Since then, it has been determined that the issue isn’t strictly SCSI related as originally suspected. Under NetBSD 9.1, equal-size transfers made using dd from a file located on an NFS mount to /dev/null and from /dev/rsd0c to /dev/null lost approximately the same amount of wall clock time. A transfer from /dev/zero to /dev/null of the same size as the previous two tests lost approximately half as much time.
A second 3100 (having only 16MB of RAM) was similarly tested and showed the same results, so this is unlikely to be a hardware issue.
The first 3100 (the one with 32MB of RAM) was reinstalled with NetBSD 4.0.1 and the tests were repeated there. No appreciable loss of wall clock time was observed. Notably, the percentage of time spent in system during the dd from /dev/zero to /dev/null was much higher than that observed under NetBSD 9.1 - staying between 85% and 92% on 4.0.1 - leading us to believe that simply being in system state did not cause the issue.

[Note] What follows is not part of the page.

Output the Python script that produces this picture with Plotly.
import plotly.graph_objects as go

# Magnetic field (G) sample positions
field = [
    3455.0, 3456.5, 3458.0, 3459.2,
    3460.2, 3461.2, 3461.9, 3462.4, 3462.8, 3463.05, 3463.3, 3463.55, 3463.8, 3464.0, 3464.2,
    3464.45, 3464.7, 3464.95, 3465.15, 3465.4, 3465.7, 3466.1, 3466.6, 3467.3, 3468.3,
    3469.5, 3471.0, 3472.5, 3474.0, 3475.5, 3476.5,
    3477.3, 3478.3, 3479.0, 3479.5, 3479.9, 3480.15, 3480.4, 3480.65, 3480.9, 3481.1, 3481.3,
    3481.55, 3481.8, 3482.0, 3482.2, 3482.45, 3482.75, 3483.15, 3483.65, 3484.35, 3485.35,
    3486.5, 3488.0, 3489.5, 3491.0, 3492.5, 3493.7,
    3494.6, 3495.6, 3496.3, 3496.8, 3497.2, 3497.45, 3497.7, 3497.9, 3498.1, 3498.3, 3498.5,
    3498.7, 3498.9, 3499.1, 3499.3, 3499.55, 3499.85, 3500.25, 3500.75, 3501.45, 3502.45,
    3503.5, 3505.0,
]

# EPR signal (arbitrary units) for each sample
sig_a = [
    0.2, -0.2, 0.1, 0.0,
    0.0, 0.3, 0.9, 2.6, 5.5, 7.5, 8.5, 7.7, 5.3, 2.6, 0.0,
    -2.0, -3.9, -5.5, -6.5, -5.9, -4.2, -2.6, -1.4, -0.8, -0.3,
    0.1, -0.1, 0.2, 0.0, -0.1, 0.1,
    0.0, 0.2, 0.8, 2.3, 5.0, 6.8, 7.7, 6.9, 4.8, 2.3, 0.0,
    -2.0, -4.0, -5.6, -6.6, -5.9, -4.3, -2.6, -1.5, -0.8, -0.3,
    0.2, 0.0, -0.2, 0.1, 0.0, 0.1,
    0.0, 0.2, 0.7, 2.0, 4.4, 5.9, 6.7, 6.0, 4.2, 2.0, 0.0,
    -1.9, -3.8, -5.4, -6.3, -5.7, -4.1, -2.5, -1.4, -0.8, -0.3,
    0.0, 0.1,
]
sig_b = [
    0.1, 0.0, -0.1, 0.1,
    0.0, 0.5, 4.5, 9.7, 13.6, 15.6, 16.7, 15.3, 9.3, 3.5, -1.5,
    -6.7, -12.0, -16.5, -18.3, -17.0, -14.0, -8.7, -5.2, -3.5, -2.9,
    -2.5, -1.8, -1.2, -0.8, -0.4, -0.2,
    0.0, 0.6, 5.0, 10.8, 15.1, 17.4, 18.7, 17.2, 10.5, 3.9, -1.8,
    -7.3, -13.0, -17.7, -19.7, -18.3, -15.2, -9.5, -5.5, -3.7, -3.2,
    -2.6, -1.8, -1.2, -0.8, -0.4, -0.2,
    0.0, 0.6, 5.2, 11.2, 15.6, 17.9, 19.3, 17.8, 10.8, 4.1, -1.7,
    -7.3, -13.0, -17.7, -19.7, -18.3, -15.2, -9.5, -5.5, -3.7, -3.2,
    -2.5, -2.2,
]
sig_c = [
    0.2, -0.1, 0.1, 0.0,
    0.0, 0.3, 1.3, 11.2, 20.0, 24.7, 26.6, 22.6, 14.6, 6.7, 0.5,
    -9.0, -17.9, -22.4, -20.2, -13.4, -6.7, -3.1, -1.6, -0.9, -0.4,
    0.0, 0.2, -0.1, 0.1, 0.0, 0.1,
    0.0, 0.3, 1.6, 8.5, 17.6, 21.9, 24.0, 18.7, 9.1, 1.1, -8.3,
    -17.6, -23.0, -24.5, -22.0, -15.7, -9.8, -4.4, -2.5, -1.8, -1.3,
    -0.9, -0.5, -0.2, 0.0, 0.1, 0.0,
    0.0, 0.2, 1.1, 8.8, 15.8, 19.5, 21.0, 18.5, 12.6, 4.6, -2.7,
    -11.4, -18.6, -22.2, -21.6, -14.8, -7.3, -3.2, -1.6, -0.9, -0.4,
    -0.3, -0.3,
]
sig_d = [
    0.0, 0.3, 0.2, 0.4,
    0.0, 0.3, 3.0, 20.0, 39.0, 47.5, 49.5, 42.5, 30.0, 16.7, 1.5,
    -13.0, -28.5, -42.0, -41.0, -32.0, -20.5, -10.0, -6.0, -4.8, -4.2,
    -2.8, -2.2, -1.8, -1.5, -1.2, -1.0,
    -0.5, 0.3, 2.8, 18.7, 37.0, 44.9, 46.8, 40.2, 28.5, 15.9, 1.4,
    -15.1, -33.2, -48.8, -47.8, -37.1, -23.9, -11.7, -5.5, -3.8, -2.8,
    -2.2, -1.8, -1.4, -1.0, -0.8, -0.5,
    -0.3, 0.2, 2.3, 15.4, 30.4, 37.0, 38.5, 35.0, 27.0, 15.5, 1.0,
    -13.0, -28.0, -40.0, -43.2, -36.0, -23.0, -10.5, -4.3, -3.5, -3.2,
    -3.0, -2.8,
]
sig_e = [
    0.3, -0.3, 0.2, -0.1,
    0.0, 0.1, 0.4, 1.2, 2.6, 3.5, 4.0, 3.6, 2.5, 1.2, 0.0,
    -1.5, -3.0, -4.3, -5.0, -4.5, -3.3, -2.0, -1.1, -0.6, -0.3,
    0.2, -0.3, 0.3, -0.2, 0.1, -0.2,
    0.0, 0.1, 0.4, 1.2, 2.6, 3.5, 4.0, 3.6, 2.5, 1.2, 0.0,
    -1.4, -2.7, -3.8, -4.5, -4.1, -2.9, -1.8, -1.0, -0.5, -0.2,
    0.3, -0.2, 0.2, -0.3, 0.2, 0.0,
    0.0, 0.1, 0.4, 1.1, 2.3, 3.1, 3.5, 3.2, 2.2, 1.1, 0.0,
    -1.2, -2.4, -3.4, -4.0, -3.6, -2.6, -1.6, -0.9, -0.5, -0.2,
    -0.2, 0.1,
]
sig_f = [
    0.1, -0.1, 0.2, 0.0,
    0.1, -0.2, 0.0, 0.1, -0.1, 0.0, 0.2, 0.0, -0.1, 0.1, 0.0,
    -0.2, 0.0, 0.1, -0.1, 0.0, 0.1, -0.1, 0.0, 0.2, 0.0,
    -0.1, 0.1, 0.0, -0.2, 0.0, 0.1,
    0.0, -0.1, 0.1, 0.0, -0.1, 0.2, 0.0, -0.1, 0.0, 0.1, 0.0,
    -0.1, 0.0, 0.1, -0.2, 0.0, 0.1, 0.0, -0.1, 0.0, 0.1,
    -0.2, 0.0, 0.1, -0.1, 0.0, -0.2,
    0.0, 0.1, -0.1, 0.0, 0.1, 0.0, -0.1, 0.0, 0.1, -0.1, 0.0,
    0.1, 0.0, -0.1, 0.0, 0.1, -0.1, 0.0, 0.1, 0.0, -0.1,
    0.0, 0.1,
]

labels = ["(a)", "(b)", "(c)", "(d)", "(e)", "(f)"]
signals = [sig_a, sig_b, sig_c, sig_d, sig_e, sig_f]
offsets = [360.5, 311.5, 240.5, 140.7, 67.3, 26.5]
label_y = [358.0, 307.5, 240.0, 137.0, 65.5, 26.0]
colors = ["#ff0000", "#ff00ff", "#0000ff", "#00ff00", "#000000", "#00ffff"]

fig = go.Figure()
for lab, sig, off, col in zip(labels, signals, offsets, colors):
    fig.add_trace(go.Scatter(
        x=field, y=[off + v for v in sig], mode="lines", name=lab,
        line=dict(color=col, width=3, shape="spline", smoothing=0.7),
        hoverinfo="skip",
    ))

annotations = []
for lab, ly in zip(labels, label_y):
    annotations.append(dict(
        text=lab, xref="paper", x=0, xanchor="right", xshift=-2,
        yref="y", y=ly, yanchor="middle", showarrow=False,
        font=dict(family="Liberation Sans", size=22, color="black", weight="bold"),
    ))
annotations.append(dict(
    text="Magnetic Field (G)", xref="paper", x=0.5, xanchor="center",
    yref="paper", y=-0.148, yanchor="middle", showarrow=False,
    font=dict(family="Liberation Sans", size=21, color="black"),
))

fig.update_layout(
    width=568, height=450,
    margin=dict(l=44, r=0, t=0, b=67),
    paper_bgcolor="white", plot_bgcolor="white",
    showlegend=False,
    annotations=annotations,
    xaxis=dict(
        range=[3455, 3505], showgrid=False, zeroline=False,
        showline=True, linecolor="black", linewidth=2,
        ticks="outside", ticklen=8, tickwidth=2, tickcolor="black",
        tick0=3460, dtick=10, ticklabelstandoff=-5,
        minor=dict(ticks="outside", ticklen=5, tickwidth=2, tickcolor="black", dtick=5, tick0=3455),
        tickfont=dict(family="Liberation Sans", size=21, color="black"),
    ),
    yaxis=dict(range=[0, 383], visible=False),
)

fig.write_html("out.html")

Thus it was concluded that 4.0.1 did not exhibit the behavior, but then when I made a CVS checkout of the NetBSD 4 source tree on the NFS host (to save myself having to ssh from the VAX) and mv’d it to the usr filesystem, 70 seconds of time was lost moving the src directory and 30 seconds of time was lost moving the xsrc directory. Clearly some part of the issue is still there. A dd from /dev/zero to the SCSI disk was performed to see if SCSI *writes* were the problem, but it did not lose any time.
I started a build of tools after that, and the system has not yet lost a significant amount of wall clock time. It lost a little under 2 seconds in the first 24 hours.
I plan to finish an installation of 4.0.1 on the smaller VAX and try this same transfer of src and xsrc again to verify it exhibits the same lossage. If it does, then I want to try packing src / xsrc into a tar file and extracting it on the VAX to see if the filesystem operations are the issue. If nothing makes sense, then I will start an identical build on the smaller 3100 to see if the increased paging activity causes any divergence vs the bigger one.